Although nearly all congressional Democrats had fallen in line with the Build Back Better Act, a small but vocal chorus of outside pundits and policy experts shared Manchin’s view that the House-passed bill spread itself too thin and undercut its own political and substantive goals. The child-care provisions could raise costs for the middle class; red states would ignore funding to expand pre-K programs; the child tax credit, arguably the bill’s most proven anti-poverty measure, was funded for the shortest amount of time. These critics pushed Democrats to jettison elements of their long wish list that could not easily fit into a bill whose size had already been sliced in half from its original $3.5 trillion. The party, they said, should instead focus on proposals—the child tax credit, a bid to reduce the cost of prescription drugs, and a major investment in climate change—that polled the best and were likely to do the most good. Democrats had rebuffed these suggestions, but Manchin’s stance might force them to reconsider.

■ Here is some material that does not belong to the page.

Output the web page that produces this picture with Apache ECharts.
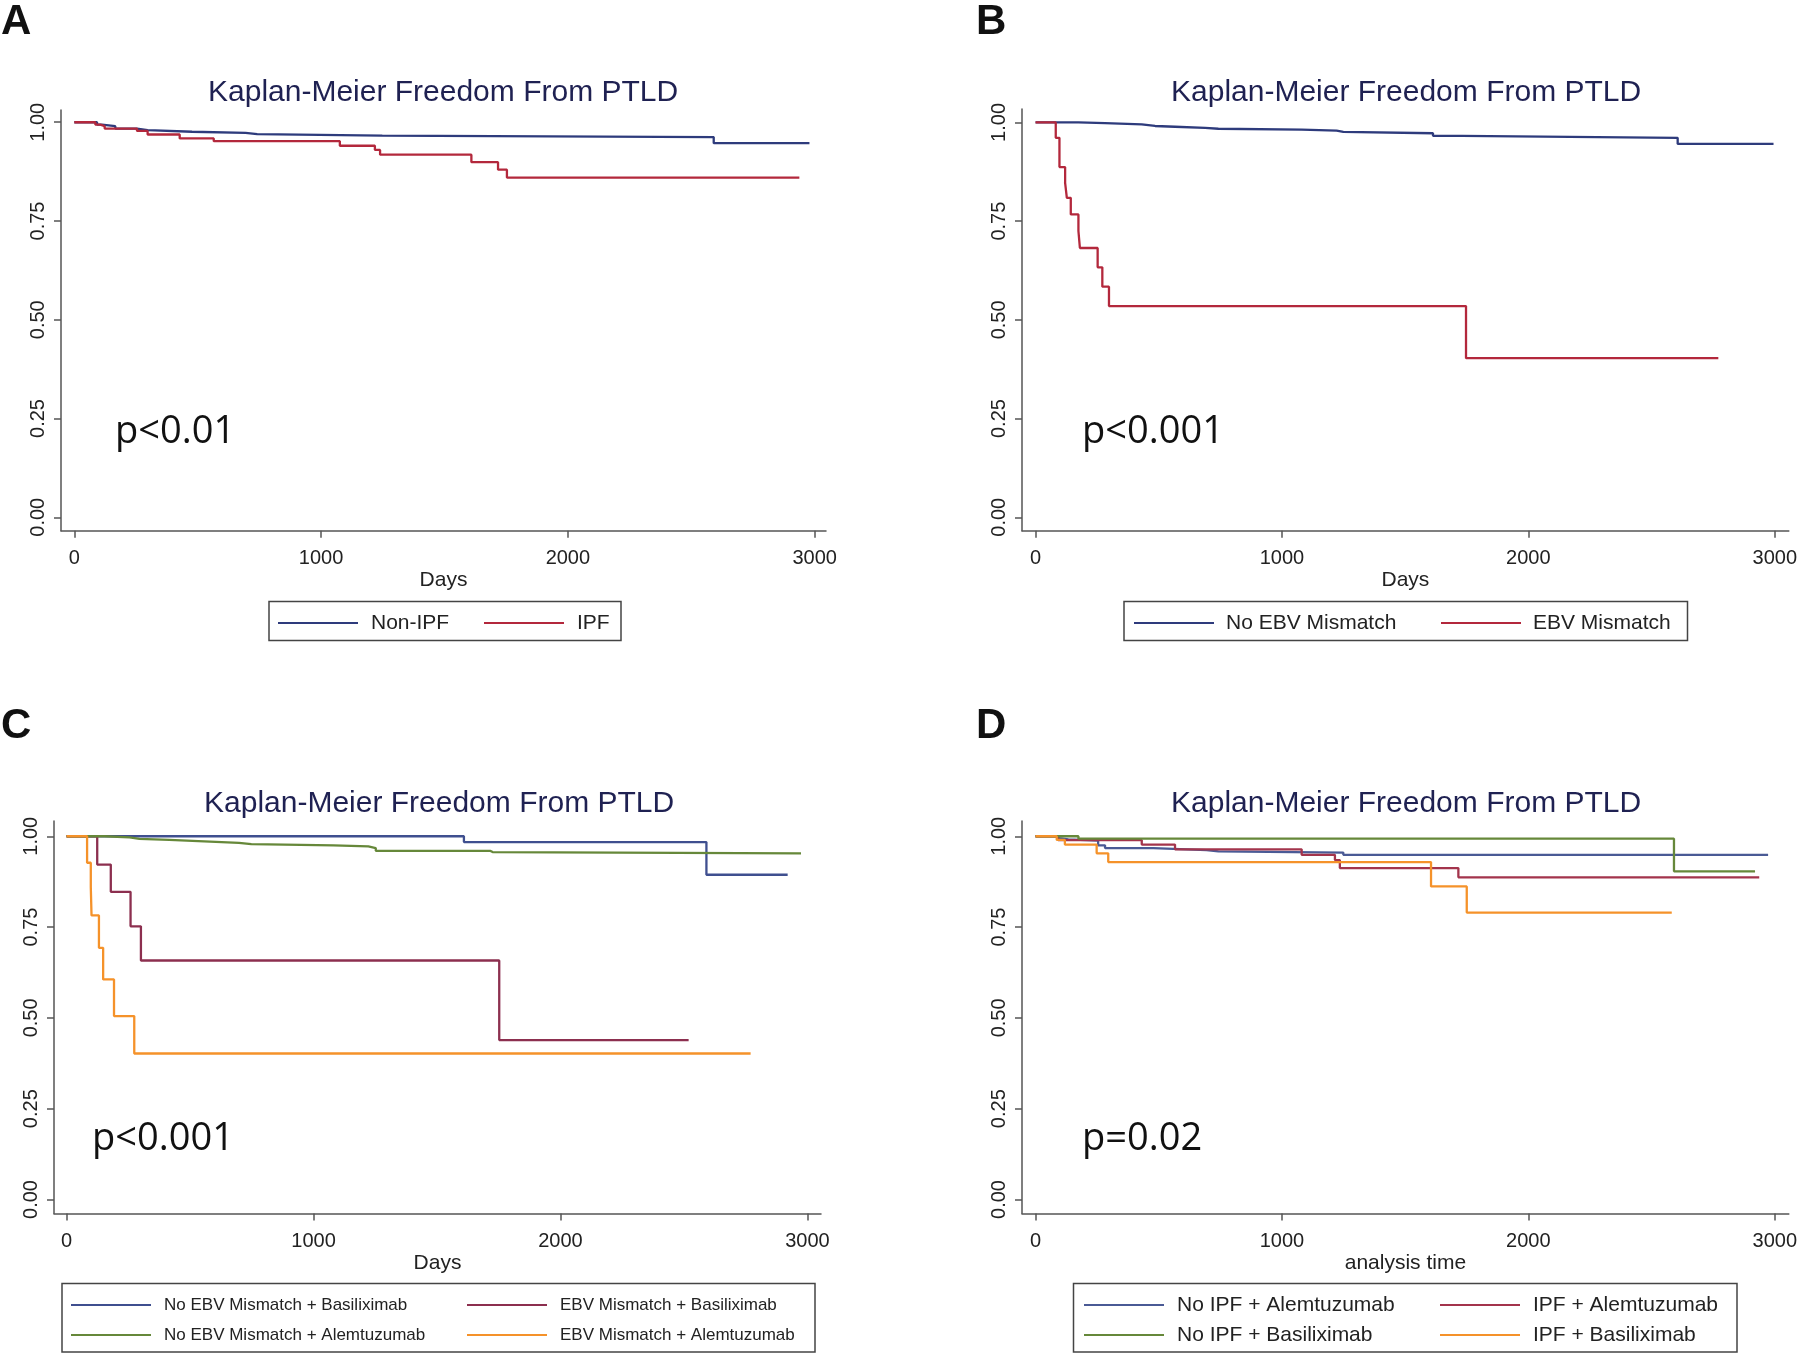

The rapid spread of the coronavirus’s Omicron variant could provide Democrats another reason to retool their bill and inject a fresh sense of urgency into their efforts to pass it. (Here they would once again be following the crisis advice of the former White House chief of staff whom the Senate just confirmed as Biden’s ambassador to Japan.) Some House Democrats have already begun calling for another round of pandemic assistance. The expanded child tax credit, which expires at the end of the month, was originally part of a COVID-19 relief package. Manchin has urged the White House to fight inflation and help reduce the cost of everyday items like food and gas. That’s the same price-slashing goal of the Democrats’ prescription-drug proposal, one of the pieces of the Build Back Better Act that Manchin had already gotten behind.
The part of the $1.75 trillion bill most at risk now is clearly its $550 billion in spending on climate change, which Manchin has never fully embraced. The climate piece is a nonnegotiable priority of progressives, but it would be a harder sell for Manchin—never an environmentalist to begin with—in a bill aimed squarely at immediate pocketbook issues.

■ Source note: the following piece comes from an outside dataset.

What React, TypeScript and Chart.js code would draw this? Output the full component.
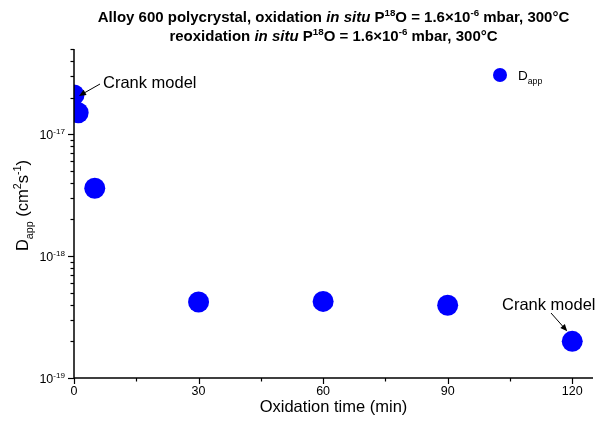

If the White House plans to pivot away from Build Back Better and try again with something new, it offered no hint of that strategy on Sunday. Jen Psaki, the press secretary, released a lengthy, biting statement rebutting Manchin’s arguments and accusing the senator of a wholesale reversal in position. She made little attempt at a positive spin, and she didn’t detail Biden’s next steps. “Just as Senator Manchin reversed his position on Build Back Better this morning,” Psaki said, “we will continue to press him to see if he will reverse his position yet again, to honor his prior commitments and be true to his word.”

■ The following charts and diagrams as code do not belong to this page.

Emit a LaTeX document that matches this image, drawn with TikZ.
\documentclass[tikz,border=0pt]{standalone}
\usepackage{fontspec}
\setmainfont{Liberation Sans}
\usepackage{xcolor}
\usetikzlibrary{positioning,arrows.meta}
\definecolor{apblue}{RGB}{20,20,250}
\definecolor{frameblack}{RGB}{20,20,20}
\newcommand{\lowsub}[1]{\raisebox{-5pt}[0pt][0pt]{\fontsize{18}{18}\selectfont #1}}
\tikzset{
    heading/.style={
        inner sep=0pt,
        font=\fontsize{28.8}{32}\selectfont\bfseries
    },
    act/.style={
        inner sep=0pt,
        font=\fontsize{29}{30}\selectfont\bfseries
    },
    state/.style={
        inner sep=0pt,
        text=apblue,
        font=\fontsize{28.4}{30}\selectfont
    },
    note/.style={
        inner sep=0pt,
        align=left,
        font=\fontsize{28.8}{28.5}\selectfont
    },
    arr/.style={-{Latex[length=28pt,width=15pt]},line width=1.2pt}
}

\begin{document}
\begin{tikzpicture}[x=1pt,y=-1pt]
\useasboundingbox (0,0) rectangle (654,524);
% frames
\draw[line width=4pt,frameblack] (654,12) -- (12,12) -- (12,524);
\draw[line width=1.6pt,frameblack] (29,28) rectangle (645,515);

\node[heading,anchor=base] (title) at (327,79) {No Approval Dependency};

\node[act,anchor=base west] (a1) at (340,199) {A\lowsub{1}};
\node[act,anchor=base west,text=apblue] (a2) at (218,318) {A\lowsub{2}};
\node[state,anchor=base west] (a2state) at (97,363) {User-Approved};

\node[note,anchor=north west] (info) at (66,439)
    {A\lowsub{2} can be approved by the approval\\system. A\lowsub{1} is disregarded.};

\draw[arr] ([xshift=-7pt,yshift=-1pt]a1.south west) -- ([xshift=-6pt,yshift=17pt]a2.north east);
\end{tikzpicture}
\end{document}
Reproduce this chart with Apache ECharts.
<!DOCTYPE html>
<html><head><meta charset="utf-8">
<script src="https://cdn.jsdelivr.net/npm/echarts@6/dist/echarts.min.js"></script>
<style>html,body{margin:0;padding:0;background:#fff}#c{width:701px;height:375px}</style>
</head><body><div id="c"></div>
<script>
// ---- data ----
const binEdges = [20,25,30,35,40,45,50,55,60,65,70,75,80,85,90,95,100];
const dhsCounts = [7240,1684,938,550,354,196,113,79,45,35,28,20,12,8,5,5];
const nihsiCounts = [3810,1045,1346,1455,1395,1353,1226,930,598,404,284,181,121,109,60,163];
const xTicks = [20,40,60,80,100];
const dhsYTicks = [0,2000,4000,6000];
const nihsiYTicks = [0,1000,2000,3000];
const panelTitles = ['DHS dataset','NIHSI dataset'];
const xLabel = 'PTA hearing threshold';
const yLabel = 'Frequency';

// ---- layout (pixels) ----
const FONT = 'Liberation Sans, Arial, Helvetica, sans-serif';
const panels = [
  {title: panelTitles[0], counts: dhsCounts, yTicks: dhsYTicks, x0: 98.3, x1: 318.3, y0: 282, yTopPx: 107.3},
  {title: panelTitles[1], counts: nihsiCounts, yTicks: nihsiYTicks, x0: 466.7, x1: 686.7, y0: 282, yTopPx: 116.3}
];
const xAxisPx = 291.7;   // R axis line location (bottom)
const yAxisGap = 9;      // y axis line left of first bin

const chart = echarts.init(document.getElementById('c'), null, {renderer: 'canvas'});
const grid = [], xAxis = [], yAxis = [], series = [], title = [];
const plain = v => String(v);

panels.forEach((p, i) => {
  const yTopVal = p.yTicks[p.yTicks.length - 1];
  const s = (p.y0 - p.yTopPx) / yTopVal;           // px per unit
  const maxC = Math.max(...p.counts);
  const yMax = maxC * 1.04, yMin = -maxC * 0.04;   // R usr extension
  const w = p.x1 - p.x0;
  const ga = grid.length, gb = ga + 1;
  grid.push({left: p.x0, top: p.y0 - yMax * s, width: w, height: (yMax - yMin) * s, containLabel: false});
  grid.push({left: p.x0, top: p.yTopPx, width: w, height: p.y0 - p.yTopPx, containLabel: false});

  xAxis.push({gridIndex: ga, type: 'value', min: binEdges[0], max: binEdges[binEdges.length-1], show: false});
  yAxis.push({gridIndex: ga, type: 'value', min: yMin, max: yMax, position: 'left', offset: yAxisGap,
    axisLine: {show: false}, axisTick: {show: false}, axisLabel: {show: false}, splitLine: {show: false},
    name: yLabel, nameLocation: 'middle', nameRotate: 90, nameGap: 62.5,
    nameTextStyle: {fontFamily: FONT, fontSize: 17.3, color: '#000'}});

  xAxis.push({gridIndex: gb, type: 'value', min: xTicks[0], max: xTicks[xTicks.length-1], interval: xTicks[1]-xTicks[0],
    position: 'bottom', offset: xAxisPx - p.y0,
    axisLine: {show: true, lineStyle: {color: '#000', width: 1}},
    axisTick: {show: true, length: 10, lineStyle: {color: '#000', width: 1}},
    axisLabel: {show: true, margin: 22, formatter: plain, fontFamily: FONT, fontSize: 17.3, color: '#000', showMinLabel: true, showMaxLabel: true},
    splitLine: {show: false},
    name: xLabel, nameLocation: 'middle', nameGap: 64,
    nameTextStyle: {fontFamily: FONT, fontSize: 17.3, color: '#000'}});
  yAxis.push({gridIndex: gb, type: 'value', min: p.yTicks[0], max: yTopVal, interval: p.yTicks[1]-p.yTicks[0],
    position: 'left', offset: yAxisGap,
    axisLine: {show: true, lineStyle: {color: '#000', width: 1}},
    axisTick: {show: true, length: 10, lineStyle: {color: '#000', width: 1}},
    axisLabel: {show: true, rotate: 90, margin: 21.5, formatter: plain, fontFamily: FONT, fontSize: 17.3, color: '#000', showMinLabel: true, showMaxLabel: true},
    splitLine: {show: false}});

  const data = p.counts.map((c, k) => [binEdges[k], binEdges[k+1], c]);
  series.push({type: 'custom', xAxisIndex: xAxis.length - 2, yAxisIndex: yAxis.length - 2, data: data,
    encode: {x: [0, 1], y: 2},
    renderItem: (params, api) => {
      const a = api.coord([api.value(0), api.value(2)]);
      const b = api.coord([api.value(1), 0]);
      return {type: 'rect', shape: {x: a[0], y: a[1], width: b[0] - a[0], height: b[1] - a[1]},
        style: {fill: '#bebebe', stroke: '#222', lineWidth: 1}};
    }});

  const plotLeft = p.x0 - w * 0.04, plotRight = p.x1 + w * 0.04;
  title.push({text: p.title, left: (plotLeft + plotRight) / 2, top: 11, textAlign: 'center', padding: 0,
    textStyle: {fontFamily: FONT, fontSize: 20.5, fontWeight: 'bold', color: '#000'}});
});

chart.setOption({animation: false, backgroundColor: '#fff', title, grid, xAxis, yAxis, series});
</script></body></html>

Since shortly after he took office, Biden’s ambitions for a transformative domestic policy have seemed to exceed the size of his party’s tiny majorities on Capitol Hill. What has held the party together—and kept those dreams alive—is a shared urgency, at times bordering on desperation, to deliver on those promises. Until recently, nearly every Democrat has operated under the belief that for the party to have any chance at remaining in power, it needed to back Biden’s agenda. “We’re going to make Joe Biden successful,” Manchin said back in February, in a comment that presaged his vote for the president’s $1.9 trillion American Rescue Plan. Manchin remains a Democrat, but today he broke decisively away from that shared principle. Unless Biden can revive that sentiment within West Virginia’s senior senator, his prized piece of legislation will truly be dead.